If no valid move is possible on a given turn, then the other player wins the game.
A winning position is defined as a set of stone piles where a player can ultimately ensure victory no matter what the other player does.
Let $f(n,k)$ be the number of winning positions for Alice on her first turn, given parameters $n$ and $k$. For example, $f(5,2)=3$ with winning positions ${1,1,1,2}, {1,4},{2,3}$. In contrast, $f(5,3)=5$ with winning positions ${1,1,1,2},{1,1,3},{1,4},{2,3},{5}$.
Let $g(n)$ be the sum of $f(n,k)$ over all $2\le k\le n$. For example, $g(7)=66$ and $g(10)=291$.
Find $g(200) \mod(10^9+7)$.
分堆取石子游戏
爱丽丝和鲍勃正在玩一个分堆取石子游戏,爱丽丝先行动,然后轮到鲍勃,如此交替。

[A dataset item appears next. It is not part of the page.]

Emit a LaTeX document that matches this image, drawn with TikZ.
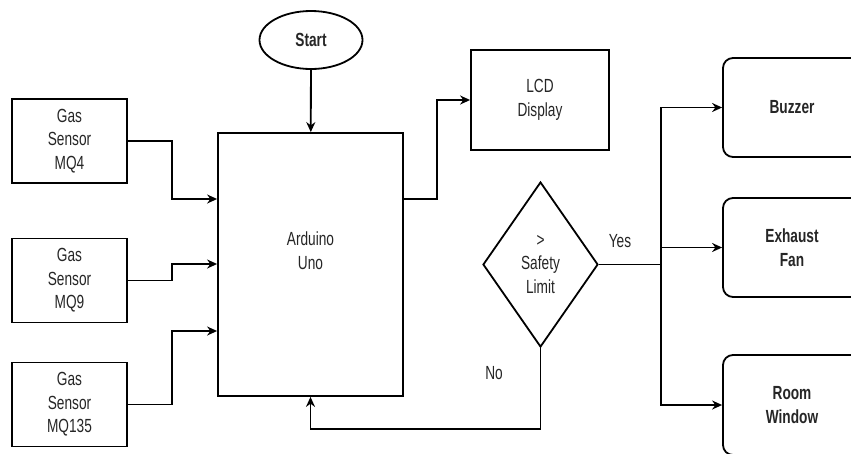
\documentclass[tikz,border=0pt]{standalone}
\usepackage{fontspec}
\setmainfont[FakeStretch=0.72]{Liberation Sans}
\usetikzlibrary{shapes.geometric,arrows.meta}
\begin{document}
\begin{tikzpicture}[x=1pt,y=-1pt,
  every node/.style={font=\fontsize{19}{23.5}\selectfont, text=black!85, align=center, inner sep=0pt},
  box/.style={draw=black, line width=1.8pt, minimum width=115pt, minimum height=84pt},
  rbox/.style={draw=black, line width=1.8pt, rounded corners=10pt, minimum width=138pt, minimum height=99pt, font=\fontsize{19}{23.5}\selectfont\bfseries},
  conn/.style={line width=1.8pt, draw=black},
  arr/.style={conn, -{Stealth[length=10pt,width=9pt]}}
]
\useasboundingbox (0,0) rectangle (851,453);
\clip (0,0) rectangle (851,453);
\fill[white] (0,0) rectangle (851,453);

\node[draw=black, line width=1.8pt, ellipse, minimum width=103pt, minimum height=58pt, font=\fontsize{19}{23.5}\selectfont\bfseries] (start) at (311,40) {Start};

\node[box] (mq4) at (69.5,141) {Gas\\Sensor\\MQ4};
\node[box] (mq9) at (69.5,280.5) {Gas\\Sensor\\MQ9};
\node[box] (mq135) at (69.5,404.5) {Gas\\Sensor\\MQ135};

\node[box, minimum width=185pt, minimum height=263pt,
  label={[yshift=14pt, align=center]center:{Arduino\\Uno}}] (ard) at (310.5,264.5) {};

\node[box, minimum width=138pt, minimum height=100pt] (lcd) at (540,100) {LCD\\Display};

\node[draw=black, line width=1.8pt, diamond, aspect=0.7, minimum width=115pt, minimum height=165pt] (dia) at (540.5,264.5) {>\\Safety\\Limit};

\node[rbox] (buz) at (792,107.5) {Buzzer};
\node[rbox] (exh) at (792,247.5) {Exhaust\\Fan};
\node[rbox, minimum height=100pt] (room) at (792,405) {Room\\Window};

\node (yes) at (620,241) {Yes};
\node (no) at (494,373) {No};

\coordinate (j1) at (172,199);
\coordinate (j2) at (172,264);
\coordinate (j3) at (172,331);
\coordinate (j4) at (437,199);
\coordinate (j5) at (540.5,429);
\coordinate (j6) at (661,264.5);

\draw[arr] (start) -- (ard);
\draw[arr] (mq4.east) -| (j1) -- (j1 -| ard.west);
\draw[arr] (mq9.east) -| (j2) -- (j2 -| ard.west);
\draw[arr] (mq135.east) -| (j3) -- (j3 -| ard.west);
\draw[arr] (j4 -| ard.east) -- (j4) |- (lcd.west);
\draw[arr] (dia.south) -- (j5) -| (ard.south);
\draw[conn] (dia.east) -- (j6);
\draw[arr] (j6) |- (buz.west);
\draw[arr] (j6) |- (exh.west);
\draw[arr] (j6) |- (room.west);
\end{tikzpicture}
\end{document}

游戏开始时,将$n$枚石子分成若干堆,每堆中的石子数目任意。
轮到任一玩家行动时,该玩家先选择一堆至少有$2$枚石子,然后将其分成$p$堆,每一堆的石子数任意,但不能为空堆,同时$p$满足$2\le p\le k$,$k$为某个事先约定的常数。例如,一堆共$4$枚石子,如果$k=3$,那么可以分成${1,3}$或${2,2}$或${1,1,2}$;如果$k=4$,那么还可以分成${1,1,1,1}$。
如果轮到某一玩家时没有可行的行动,则对手获胜。
如果玩家在面对特定的石子分堆时,无论对手如何行动,总能保证自己获得最终的胜利,则称之为必胜态。
对于给定的$n$和$k$,记$f(n,k)$为爱丽丝在初次行动时必胜态的数目。例如,$f(5,2)=3$,必胜态包括${1,1,1,2}, {1,4},{2,3}$。此外,$f(5,3)=5$,必胜态包括${1,1,1,2},{1,1,3},{1,4},{2,3},{5}$。
记$g(n)$为遍取$2\le k\le n$时所有$f(n,k)$的和。例如,$g(7)=66$而$g(10)=291$。
求$g(200) \mod (10^9+7)$。